The night before the layoffs, I met a senior CNN-IBN employee at a dimly lit coffee shop in Bandra, Mumbai. This person was washed out by the retrenchments to come. Between phone calls, over cups of coffee not quite large enough, the employee laid out the stark operational plan for the next 24 hours. “HR plans to finish by tomorrow evening. They want to finish it in a day.”

The employee was reconciled to the job cuts, but wished they had been handled in a better way; Network18’s HR personnel had met in conference rooms to discuss these cuts in full view of the staff outside. “Tomorrow the HR person is going to tell them that the company is restructuring, and there’s going to be an integration of newsrooms,” the senior employee told me. To minimise the chances of backlash, the layoffs would all be communicated at one go.

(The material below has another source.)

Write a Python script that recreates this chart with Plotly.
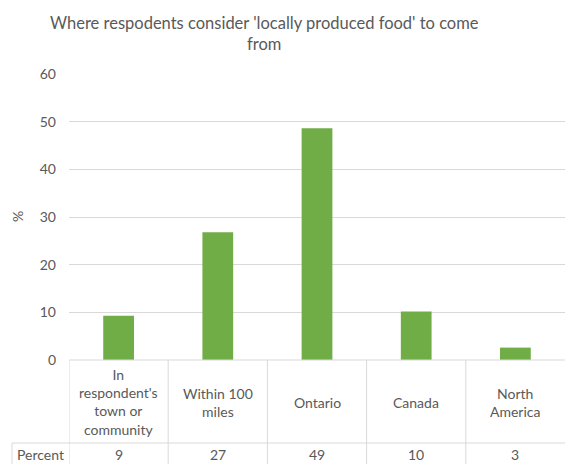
import plotly.graph_objects as go

categories = ["In<br>respondent's<br>town or<br>community", "Within 100<br>miles", "Ontario", "Canada", "North<br>America"]
percent = [9.3, 26.8, 48.6, 10.2, 2.6]
series_name = "Percent"
title_text = "Where respodents consider 'locally produced food' to come<br>from"

W, H = 565, 464
L, R, T, B = 69, 0, 74, 104
PW = W - L - R
PH = H - T - B

def py(p):  # pixel y -> paper y
    return (H - B - p) / PH

def px(p):  # pixel x -> paper x
    return (p - L) / PW

FONT = "Lato"
GREY = "#595959"
LINE = "#d9d9d9"

idx = list(range(len(categories)))
fig = go.Figure()
fig.add_trace(go.Bar(x=idx, y=percent, marker=dict(color="#70AD47", line=dict(width=0)),
                     width=0.31, name=series_name))

shapes = []
# table horizontal lines
shapes.append(dict(type="line", xref="paper", yref="paper", x0=0, x1=1, y0=py(360), y1=py(360),
                   line=dict(color=LINE, width=1)))
shapes.append(dict(type="line", xref="paper", yref="paper", x0=px(12), x1=1, y0=py(443), y1=py(443),
                   line=dict(color=LINE, width=1)))
# vertical lines
for i in idx:
    shapes.append(dict(type="line", xref="x", yref="paper", x0=i - 0.5, x1=i - 0.5, y0=py(360), y1=py(464),
                       line=dict(color=LINE, width=1)))
shapes.append(dict(type="line", xref="paper", yref="paper", x0=px(12), x1=px(12), y0=py(443), y1=py(464),
                   line=dict(color=LINE, width=1)))

annotations = []
for i, c in zip(idx, categories):
    annotations.append(dict(x=i, y=py(402), xref="x", yref="paper", text=c, showarrow=False,
                            font=dict(family=FONT, size=14, color=GREY), xanchor="center", yanchor="middle"))
for i, v in zip(idx, percent):
    annotations.append(dict(x=i, y=py(454), xref="x", yref="paper", text=str(round(v)), showarrow=False,
                            font=dict(family=FONT, size=14, color=GREY), xanchor="center", yanchor="middle"))
annotations.append(dict(x=px(40), y=py(454), xref="paper", yref="paper", text=series_name, showarrow=False,
                        font=dict(family=FONT, size=14, color=GREY), xanchor="center", yanchor="middle"))
annotations.append(dict(x=px(17), y=py(217), xref="paper", yref="paper", text="%", showarrow=False,
                        textangle=-90, font=dict(family=FONT, size=14, color=GREY),
                        xanchor="center", yanchor="middle"))
annotations.append(dict(x=px(264), y=py(33), xref="paper", yref="paper", text=title_text, showarrow=False,
                        font=dict(family=FONT, size=16.5, color=GREY), xanchor="center", yanchor="middle"))

fig.update_layout(
    width=W, height=H,
    margin=dict(l=L, r=R, t=T, b=B, pad=0),
    paper_bgcolor="white", plot_bgcolor="white",
    showlegend=False,
    xaxis=dict(range=[-0.5, len(categories) - 0.5], showticklabels=False, showgrid=False,
               zeroline=False, showline=False, ticks="", fixedrange=True),
    yaxis=dict(range=[0, 60], dtick=10, showgrid=True, gridcolor=LINE, gridwidth=1,
               zeroline=False, showline=False, ticks="", ticklabelstandoff=12,
               tickfont=dict(family=FONT, size=14, color=GREY)),
    shapes=shapes,
    annotations=annotations,
)

fig.write_html("out.html")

Over the course of our conversation, the person’s phone rang twice. Both callers wanted the same thing: information that would help them understand what was about to happen the next day. The group had been uncommunicative with most of its workforce (and would continue to be so for months afterward). The senior employee told me that a list of employees to be fired had been shown to editors; it was an indicative draft, but the heads of various departments began to quietly inform the people listed on it on their own. There seemed to be no recognisable pattern to the names. The company had marked for dismissal inexperienced rookies and old hands alike. Well-regarded reporters who had been with the group for some years were going, as was at least one person from the camera department on a salary below Rs 10,000. “Reporters from IBN7 stopped coming to work because they were interviewing for other jobs,” the senior employee said.